Acostumbrados al cine, no apreciamos su posible muerte. Desaparecieron la cámara y el proyector con dispositivos de arrastre, se borró la película de celuloide —ya no hay película—, dejó el cine de ser eléctrico para ser electrónico y la luz proyectada pasó a ser luz emitida. El cine es producto de la segunda revolución industrial y desaparece con la afirmación de la tercera. El magnetoscopio doméstico, el vídeo, acabó con él, con su planificación y con su sistema.

El desarrollo del cine fue paralelo al de las grandes ciudades. Ambos son producto del auge del comercio por el aumento de la producción y el crecimiento del proletariado; el público de las películas que constituirán el gran espectáculo urbano. Después llegaron las pantallas de plasma y la contemplación individual y no colectiva del espectáculo. Al cine ya no se va, el cine viene a nosotros.

El paralelismo entre la evolución del cine y la de la urbe puede verse como coincidencia cronológica, pero es un efecto combinado múltiple. El cine no pudo existir hasta que la capacidad mecánica, industrial y comercial permitió inventarlo y ponerlo en marcha. De ahí la superioridad de los hermanos Lumière frente a Edison. Tenía que existir una voluntad y una capacidad comercial que sólo permitió la industria. Imposible inventar el cine como mecánica, industria, medio expresivo o espectáculo fuera de la revolución industrial y de sus efectos sociales.

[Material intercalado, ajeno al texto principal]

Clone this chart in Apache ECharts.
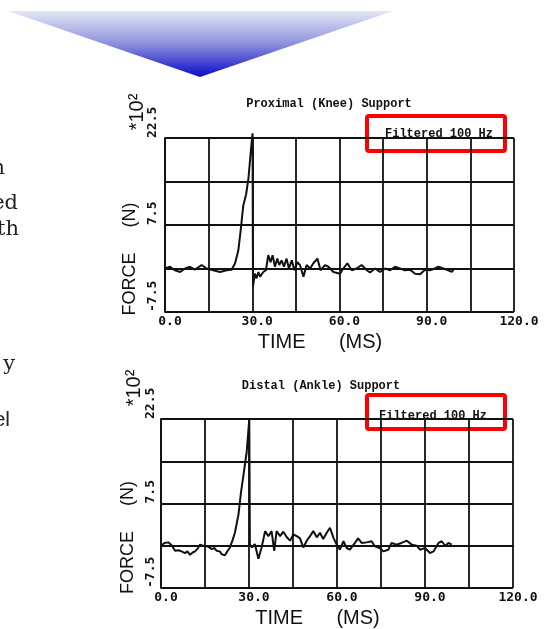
<!DOCTYPE html>
<html>
<head>
<meta charset="utf-8">
<script src="https://cdn.jsdelivr.net/npm/echarts@6/dist/echarts.min.js"></script>
<style>
html,body{margin:0;padding:0;background:#fff;}
#main{width:546px;height:629px;}
</style>
</head>
<body>
<div id="main"></div>
<script>
// ---- data (time in ms, force in units of 10^2 N) ----
const chartTitles = ['Proximal (Knee) Support', 'Distal (Ankle) Support'];
const filterNote = 'Filtered 100 Hz';
const xTickLabels = ['0.0', '30.0', '60.0', '90.0', '120.0'];
const yTickLabels = ['-7.5', '7.5', '22.5'];

const time1 = [0,1.7,3.4,5.2,6.9,8.6,10.3,12.6,14.3,16.6,18.9,21.2,22.9,24.1,25.2,26.0,26.9,27.9,28.7,29.5,30.1,30.25,30.9,31.5,32.1,32.7,33.8,34.7,35.5,36.3,37.0,37.8,38.6,39.3,40.1,40.9,41.8,42.6,43.6,44.5,45.5,46.4,47.6,48.7,49.9,51.0,52.4,53.5,55.0,56.2,57.9,58.5,60.2,61.3,62.7,64.2,65.9,67.6,69.4,70.5,72.2,73.9,75.7,77.4,79.1,80.8,82.5,84.2,86.0,87.7,89.4,91.1,92.8,94.0,95.7,97.4,98.6,99.2];
const force1 = [0,0.3,-0.3,-0.6,0,0.3,-0.2,0.6,0,-0.3,-0.6,-0.3,-0.2,0.9,3.1,6.5,10.8,12.8,15.6,20.2,23.3,-3.1,-0.9,-1.7,-0.6,-1.4,-0.6,-0.3,2.3,1.1,2.3,0.3,1.7,0.6,1.4,0.3,1.7,0,1.4,-0.3,1.1,0.6,-1.4,0.6,0,0.9,1.7,-0.3,0.6,0.3,-0.6,-0.3,-0.9,0,0.9,-0.3,0,0.6,-0.3,-0.7,0,-0.6,0,-0.3,0.3,0,-0.3,-0.2,-0.9,-1.0,-0.2,-0.3,0,0.3,0,-0.3,-0.6,-0.2];

const time2 = [0,1.2,2.5,3.6,4.8,6.0,7.0,8.2,9.0,9.9,10.8,11.6,12.5,13.3,14.2,15.0,16.2,17.3,18.2,19.0,20.0,20.7,21.8,22.6,23.5,24.4,25.2,26.4,27.3,28.1,29.2,30.1,30.3,31.0,32.0,33.2,34.3,35.5,36.6,37.7,38.6,39.4,40.6,41.7,42.9,44.0,45.1,46.3,47.4,48.5,49.7,50.8,51.9,53.1,54.2,55.3,56.5,57.6,58.8,59.9,61.0,62.2,63.3,64.4,66.1,67.2,68.4,70.1,71.8,72.9,74.6,75.8,77.5,78.6,80.3,82.0,83.8,85.5,87.2,88.3,90.0,91.7,92.9,94.6,95.7,96.9,98.0,99.1];
const force2 = [0,0.5,0.6,0.1,-0.9,-0.8,-1.0,-1.3,-1.0,-1.6,-1.2,-1.0,-0.5,0.2,0,0,-0.2,-0.6,-0.4,-0.9,-1.0,-1.5,-1.7,-1.0,-0.3,1.0,2.3,5.5,9.6,12.5,16.6,22.5,0.2,-0.3,0.3,-2.3,-0.3,2.6,1.7,2.6,-0.9,2.6,1.7,2.5,1.5,0.9,2.0,1.7,1.3,-0.3,0.9,1.7,2.6,1.5,2.3,1.2,2.3,3.2,1.4,0.2,-0.7,0.8,-0.4,-0.7,0.5,1.3,0.5,0.6,0.8,-0.1,-0.4,-1.0,-0.7,0.5,0.2,0.5,0.9,0.2,0,-0.7,-0.4,-1.3,-1.0,0.5,0.8,0,0.5,0.2];

// ---- build ----
const pairs = (t, f) => t.map((x, i) => [x, f[i]]);
const ink = '#111';
const numFont = {fontFamily: 'DejaVu Sans Mono', fontSize: 13, fontWeight: 'bold', color: ink};

function xAxis(gi) {
  return {
    type: 'value', gridIndex: gi, min: 0, max: 120, interval: 15,
    axisLine: {show: true, lineStyle: {color: ink, width: 1.8}},
    axisTick: {show: false},
    splitLine: {show: true, lineStyle: {color: ink, width: 1.8}},
    axisLabel: Object.assign({
      margin: 3, showMinLabel: true, showMaxLabel: true, padding: [0, 0, 0, 10],
      formatter: v => { const s = v.toFixed(1); return xTickLabels.includes(s) ? s : ''; }
    }, numFont),
    name: 'TIME      (MS)', nameLocation: 'middle', nameGap: 30,
    nameTextStyle: {fontFamily: 'Liberation Sans', fontSize: 20, color: ink, verticalAlign: 'middle', padding: [0, 39, 0, 0]}
  };
}
function yAxis(gi, margin, gap) {
  return {
    type: 'value', gridIndex: gi, min: -7.5, max: 22.5, interval: 7.5,
    axisLine: {show: true, lineStyle: {color: ink, width: 1.8}},
    axisTick: {show: false},
    splitLine: {show: true, lineStyle: {color: ink, width: 1.8}},
    axisLabel: Object.assign({
      rotate: 90, align: 'left', verticalAlign: 'middle', margin: margin,
      showMinLabel: true, showMaxLabel: true,
      formatter: v => { const s = v.toFixed(1); return yTickLabels.includes(s) ? s : ''; }
    }, numFont),
    name: 'FORCE     (N)', nameLocation: 'middle', nameGap: gap, nameRotate: 90,
    nameTextStyle: {fontFamily: 'Liberation Sans', fontSize: 18, color: ink, align: 'center', verticalAlign: 'middle', padding: [0, 68, 0, 0]}
  };
}

const chart = echarts.init(document.getElementById('main'), null, {renderer: 'canvas'});
const monoTitle = {fontFamily: 'Liberation Mono', fontSize: 12, fontWeight: 'bold', color: ink};

chart.setOption({
  backgroundColor: '#fff',
  animation: false,
  title: [
    {text: chartTitles[0], left: 329, top: 98, textAlign: 'center', padding: 0, textStyle: monoTitle},
    {text: chartTitles[1], left: 321, top: 380, textAlign: 'center', padding: 0, textStyle: monoTitle}
  ],
  grid: [
    {left: 165, top: 138, width: 349, height: 174},
    {left: 161, top: 419, width: 352, height: 173}
  ],
  xAxis: [xAxis(0), xAxis(1)],
  yAxis: [yAxis(0, 12, 29.5), yAxis(1, 10, 27.5)],
  series: [
    {type: 'line', xAxisIndex: 0, yAxisIndex: 0, data: pairs(time1, force1), showSymbol: false, clip: false,
     lineStyle: {color: ink, width: 2}},
    {type: 'line', xAxisIndex: 1, yAxisIndex: 1, data: pairs(time2, force2), showSymbol: false, clip: false,
     lineStyle: {color: ink, width: 2}}
  ],
  graphic: [
    {type: 'polygon', shape: {points: [[8, 11], [393, 11], [200, 77]]},
     style: {fill: new echarts.graphic.LinearGradient(0, 0, 0, 1, [
       {offset: 0, color: '#e4e8f5'}, {offset: 0.5, color: '#8c90dc'}, {offset: 1, color: '#0a0ac8'}])}},
    {type: 'text', x: 137, y: 112, rotation: Math.PI / 2,
     style: {text: '*10²', fontFamily: 'Liberation Sans', fontSize: 20, fill: ink, align: 'center', verticalAlign: 'middle'}},
    {type: 'text', x: 134, y: 388, rotation: Math.PI / 2,
     style: {text: '*10²', fontFamily: 'Liberation Sans', fontSize: 20, fill: ink, align: 'center', verticalAlign: 'middle'}},
    {type: 'text', x: 439, y: 134, style: {text: filterNote, align: 'center', verticalAlign: 'middle', fill: ink,
      font: 'bold 12px "Liberation Mono"'}},
    {type: 'text', x: 433, y: 416, style: {text: filterNote, align: 'center', verticalAlign: 'middle', fill: ink,
      font: 'bold 12px "Liberation Mono"'}},
    {type: 'rect', shape: {x: 367, y: 116, width: 138, height: 35, r: 2},
     style: {fill: 'none', stroke: '#ff0000', lineWidth: 4}},
    {type: 'rect', shape: {x: 367, y: 395, width: 138, height: 34, r: 2},
     style: {fill: 'none', stroke: '#ff0000', lineWidth: 4}},
    // clipped slide text on the left edge
    {type: 'text', x: 5, y: 158, style: {text: 'n', font: '21px "DejaVu Serif"', fill: '#222', align: 'right', verticalAlign: 'alphabetic'}},
    {type: 'text', x: 18, y: 193, style: {text: 'ed', font: '21px "DejaVu Serif"', fill: '#222', align: 'right', verticalAlign: 'alphabetic'}},
    {type: 'text', x: 19, y: 219, style: {text: 'th', font: '21px "DejaVu Serif"', fill: '#222', align: 'right', verticalAlign: 'alphabetic'}},
    {type: 'text', x: 15, y: 354, style: {text: 'y', font: '21px "DejaVu Serif"', fill: '#222', align: 'right', verticalAlign: 'alphabetic'}},
    {type: 'text', x: 10, y: 410, style: {text: 'el', font: '21px "Liberation Sans"', fill: '#222', align: 'right', verticalAlign: 'alphabetic'}}
  ]
});
</script>
</body>
</html>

La revolución industrial exige una acumulación de capital, de edificios y de obreros que sólo puede darse en el medio urbano. Porque los obreros necesitan matarifes, carniceros, cocineros, vendedores de todo tipo de utensilios, especialistas que les cosan, remienden, suelden o transformen. Maestros que enseñen. Sacerdotes que atiendan los servicios religiosos. Limpiadores que limpien, cobradores que recolecten dinero por los servicios. Administradores, guardianes del orden, banqueros, políticos… Y en las horas o días de asueto, llegan los divertimentos, con actores, cantantes, equilibristas, vendedores de entradas, proyeccionistas, acomodadores… Todos habitan casas, entran en restaurantes, adquieren productos, caminan por las calles… Viven una ciudad que el cine retrata.

Roland Barthes, en un libro mítico, Mythologies (1957), comenta que el personaje que construye Chaplin, el conocido como Charlot, corresponde al de un proletario visto siempre como pobre  y que nunca toma realmente conciencia de su ser proletario. Pero ver a alguien que no ve resulta la mejor manera de ver lo que él no ve. ¿Y qué es lo que Charlot no ve? Su alienación. No ve que es un proletario sometido a un sistema social explotador del que no puede salir. El proletario, para saberse proletario, para solidarizarse, organizarse y defenderse, necesita de los demás, del grupo, de la ciudad. Se crean barrios proletarios, calles sólo transitadas por proletarios, casas donde los proletarios habitan. Apartadas. Alejadas. Aisladas. El proletario se retrata unido a lo viejo, lo desgastado, lo sucio y al alcoholismo. No es la filosofía de la miseria, de Proudhom, sino la práctica de la miseria que describió Oscar Lewis y el cine explorará. Aquel obrero pre-revolucionario, aún sin conciencia proletaria, descubre a los demás también en el cine, allí, sentado en una silla que lo enfrenta a un espejo. El cine lo inventa como tema y lo necesita como espectador. Así, la ciudad los acoge a los tres: el proletario, el actor y el espectador. Y el cine, por su síntesis realista, le hace percibir al proletario la verdad de su vida.